_WHAT YOU HAVE TO DO_. Reproduce the listing below word for word, with no pictures.

-- Start of PROVIDED DATA --

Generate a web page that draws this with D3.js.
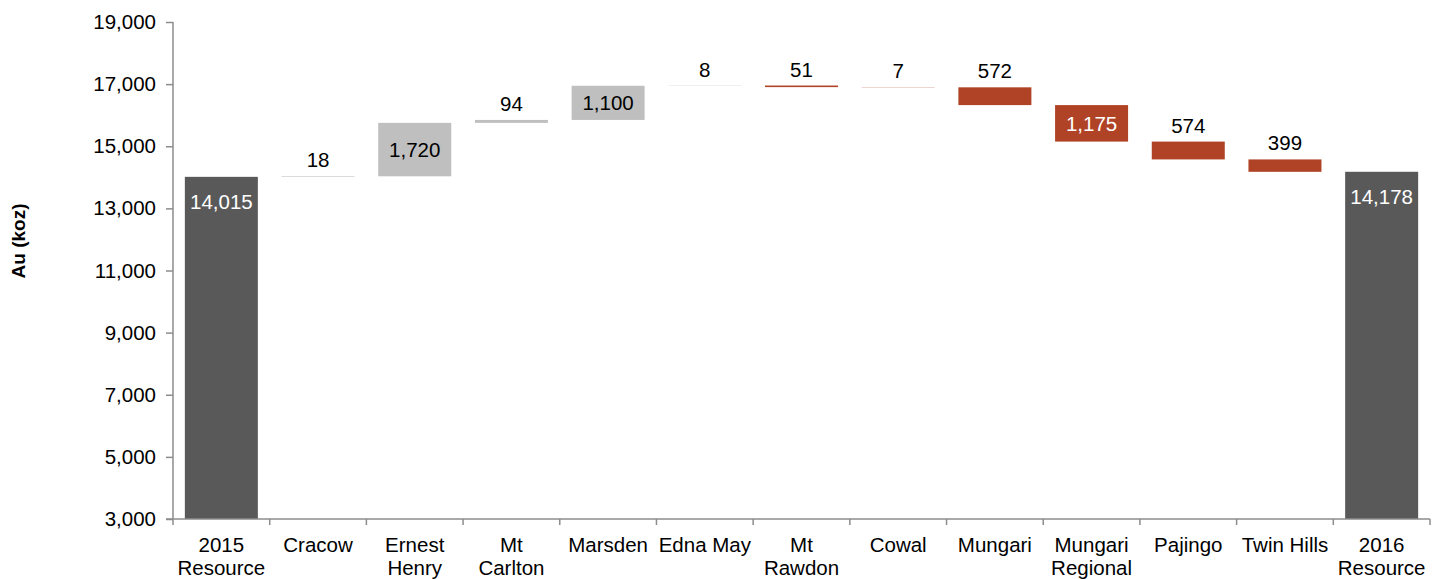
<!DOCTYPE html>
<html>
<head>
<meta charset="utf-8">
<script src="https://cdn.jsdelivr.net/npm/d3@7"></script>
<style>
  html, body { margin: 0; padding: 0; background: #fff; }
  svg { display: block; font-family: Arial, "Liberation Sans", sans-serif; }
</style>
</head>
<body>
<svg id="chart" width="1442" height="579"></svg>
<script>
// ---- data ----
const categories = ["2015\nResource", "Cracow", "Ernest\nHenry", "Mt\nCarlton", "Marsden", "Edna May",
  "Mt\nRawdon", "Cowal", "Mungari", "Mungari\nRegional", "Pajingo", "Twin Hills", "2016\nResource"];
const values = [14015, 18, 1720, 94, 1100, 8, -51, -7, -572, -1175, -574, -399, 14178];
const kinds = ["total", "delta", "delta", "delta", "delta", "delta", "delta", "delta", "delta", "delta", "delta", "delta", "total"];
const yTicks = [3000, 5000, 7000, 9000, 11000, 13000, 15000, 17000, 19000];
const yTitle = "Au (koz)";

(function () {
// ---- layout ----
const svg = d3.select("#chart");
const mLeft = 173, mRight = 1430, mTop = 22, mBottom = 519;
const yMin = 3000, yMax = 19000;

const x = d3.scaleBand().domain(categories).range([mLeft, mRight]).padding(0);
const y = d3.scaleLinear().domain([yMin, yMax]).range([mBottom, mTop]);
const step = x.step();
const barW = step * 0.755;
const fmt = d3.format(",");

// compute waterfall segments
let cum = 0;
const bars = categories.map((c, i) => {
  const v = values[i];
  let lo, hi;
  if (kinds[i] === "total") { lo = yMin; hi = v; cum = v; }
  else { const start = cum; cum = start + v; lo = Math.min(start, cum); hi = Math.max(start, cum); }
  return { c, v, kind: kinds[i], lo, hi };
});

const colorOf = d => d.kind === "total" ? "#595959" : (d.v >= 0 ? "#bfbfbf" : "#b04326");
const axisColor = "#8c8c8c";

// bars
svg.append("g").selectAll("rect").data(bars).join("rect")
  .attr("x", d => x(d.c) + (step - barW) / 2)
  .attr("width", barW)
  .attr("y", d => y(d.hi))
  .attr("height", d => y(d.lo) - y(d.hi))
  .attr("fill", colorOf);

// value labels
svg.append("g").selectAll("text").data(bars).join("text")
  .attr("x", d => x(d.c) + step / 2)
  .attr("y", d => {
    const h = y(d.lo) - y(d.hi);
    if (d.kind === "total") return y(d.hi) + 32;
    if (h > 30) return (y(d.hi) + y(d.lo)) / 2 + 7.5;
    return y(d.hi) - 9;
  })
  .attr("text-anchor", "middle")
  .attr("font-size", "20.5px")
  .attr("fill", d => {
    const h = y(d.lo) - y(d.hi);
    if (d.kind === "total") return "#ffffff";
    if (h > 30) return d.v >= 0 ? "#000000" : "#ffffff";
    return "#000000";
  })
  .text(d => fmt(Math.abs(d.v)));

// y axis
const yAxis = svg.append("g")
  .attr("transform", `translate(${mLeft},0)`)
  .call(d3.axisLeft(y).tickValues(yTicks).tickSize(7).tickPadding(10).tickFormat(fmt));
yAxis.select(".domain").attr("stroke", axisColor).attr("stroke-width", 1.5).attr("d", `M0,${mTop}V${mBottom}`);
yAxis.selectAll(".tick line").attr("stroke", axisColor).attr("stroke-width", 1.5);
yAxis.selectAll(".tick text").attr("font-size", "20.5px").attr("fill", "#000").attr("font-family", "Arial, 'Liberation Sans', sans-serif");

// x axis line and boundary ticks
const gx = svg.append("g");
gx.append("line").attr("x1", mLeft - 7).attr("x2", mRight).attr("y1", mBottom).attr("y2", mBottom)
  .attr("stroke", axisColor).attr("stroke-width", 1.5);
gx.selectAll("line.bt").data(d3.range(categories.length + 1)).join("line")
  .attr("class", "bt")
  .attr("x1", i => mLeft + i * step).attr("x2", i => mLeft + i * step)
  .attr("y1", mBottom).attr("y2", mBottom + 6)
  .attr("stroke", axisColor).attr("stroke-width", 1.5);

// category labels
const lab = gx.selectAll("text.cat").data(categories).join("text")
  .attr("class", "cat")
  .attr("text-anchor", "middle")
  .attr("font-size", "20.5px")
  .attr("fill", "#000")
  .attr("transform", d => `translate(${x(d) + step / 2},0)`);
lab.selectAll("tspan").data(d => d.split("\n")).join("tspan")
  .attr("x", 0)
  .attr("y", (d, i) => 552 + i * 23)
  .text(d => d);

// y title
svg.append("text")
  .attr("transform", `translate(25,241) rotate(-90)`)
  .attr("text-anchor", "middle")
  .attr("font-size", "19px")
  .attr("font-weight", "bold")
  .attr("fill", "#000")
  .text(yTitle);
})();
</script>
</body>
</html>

-- End of PROVIDED DATA --

_CORRECT ANSWER_.
Generate a web page that draws this with D3.js.
<!DOCTYPE html>
<html>
<head>
<meta charset="utf-8">
<script src="https://cdn.jsdelivr.net/npm/d3@7"></script>
<style>
  html, body { margin: 0; padding: 0; background: #fff; }
  svg { display: block; font-family: Arial, "Liberation Sans", sans-serif; }
</style>
</head>
<body>
<svg id="chart" width="1442" height="579"></svg>
<script>
// ---- data ----
const categories = ["2015\nResource", "Cracow", "Ernest\nHenry", "Mt\nCarlton", "Marsden", "Edna May",
  "Mt\nRawdon", "Cowal", "Mungari", "Mungari\nRegional", "Pajingo", "Twin Hills", "2016\nResource"];
const values = [14015, 18, 1720, 94, 1100, 8, -51, -7, -572, -1175, -574, -399, 14178];
const kinds = ["total", "delta", "delta", "delta", "delta", "delta", "delta", "delta", "delta", "delta", "delta", "delta", "total"];
const yTicks = [3000, 5000, 7000, 9000, 11000, 13000, 15000, 17000, 19000];
const yTitle = "Au (koz)";

(function () {
// ---- layout ----
const svg = d3.select("#chart");
const mLeft = 173, mRight = 1430, mTop = 22, mBottom = 519;
const yMin = 3000, yMax = 19000;

const x = d3.scaleBand().domain(categories).range([mLeft, mRight]).padding(0);
const y = d3.scaleLinear().domain([yMin, yMax]).range([mBottom, mTop]);
const step = x.step();
const barW = step * 0.755;
const fmt = d3.format(",");

// compute waterfall segments
let cum = 0;
const bars = categories.map((c, i) => {
  const v = values[i];
  let lo, hi;
  if (kinds[i] === "total") { lo = yMin; hi = v; cum = v; }
  else { const start = cum; cum = start + v; lo = Math.min(start, cum); hi = Math.max(start, cum); }
  return { c, v, kind: kinds[i], lo, hi };
});

const colorOf = d => d.kind === "total" ? "#595959" : (d.v >= 0 ? "#bfbfbf" : "#b04326");
const axisColor = "#8c8c8c";

// bars
svg.append("g").selectAll("rect").data(bars).join("rect")
  .attr("x", d => x(d.c) + (step - barW) / 2)
  .attr("width", barW)
  .attr("y", d => y(d.hi))
  .attr("height", d => y(d.lo) - y(d.hi))
  .attr("fill", colorOf);

// value labels
svg.append("g").selectAll("text").data(bars).join("text")
  .attr("x", d => x(d.c) + step / 2)
  .attr("y", d => {
    const h = y(d.lo) - y(d.hi);
    if (d.kind === "total") return y(d.hi) + 32;
    if (h > 30) return (y(d.hi) + y(d.lo)) / 2 + 7.5;
    return y(d.hi) - 9;
  })
  .attr("text-anchor", "middle")
  .attr("font-size", "20.5px")
  .attr("fill", d => {
    const h = y(d.lo) - y(d.hi);
    if (d.kind === "total") return "#ffffff";
    if (h > 30) return d.v >= 0 ? "#000000" : "#ffffff";
    return "#000000";
  })
  .text(d => fmt(Math.abs(d.v)));

// y axis
const yAxis = svg.append("g")
  .attr("transform", `translate(${mLeft},0)`)
  .call(d3.axisLeft(y).tickValues(yTicks).tickSize(7).tickPadding(10).tickFormat(fmt));
yAxis.select(".domain").attr("stroke", axisColor).attr("stroke-width", 1.5).attr("d", `M0,${mTop}V${mBottom}`);
yAxis.selectAll(".tick line").attr("stroke", axisColor).attr("stroke-width", 1.5);
yAxis.selectAll(".tick text").attr("font-size", "20.5px").attr("fill", "#000").attr("font-family", "Arial, 'Liberation Sans', sans-serif");

// x axis line and boundary ticks
const gx = svg.append("g");
gx.append("line").attr("x1", mLeft - 7).attr("x2", mRight).attr("y1", mBottom).attr("y2", mBottom)
  .attr("stroke", axisColor).attr("stroke-width", 1.5);
gx.selectAll("line.bt").data(d3.range(categories.length + 1)).join("line")
  .attr("class", "bt")
  .attr("x1", i => mLeft + i * step).attr("x2", i => mLeft + i * step)
  .attr("y1", mBottom).attr("y2", mBottom + 6)
  .attr("stroke", axisColor).attr("stroke-width", 1.5);

// category labels
const lab = gx.selectAll("text.cat").data(categories).join("text")
  .attr("class", "cat")
  .attr("text-anchor", "middle")
  .attr("font-size", "20.5px")
  .attr("fill", "#000")
  .attr("transform", d => `translate(${x(d) + step / 2},0)`);
lab.selectAll("tspan").data(d => d.split("\n")).join("tspan")
  .attr("x", 0)
  .attr("y", (d, i) => 552 + i * 23)
  .text(d => d);

// y title
svg.append("text")
  .attr("transform", `translate(25,241) rotate(-90)`)
  .attr("text-anchor", "middle")
  .attr("font-size", "19px")
  .attr("font-weight", "bold")
  .attr("fill", "#000")
  .text(yTitle);
})();
</script>
</body>
</html>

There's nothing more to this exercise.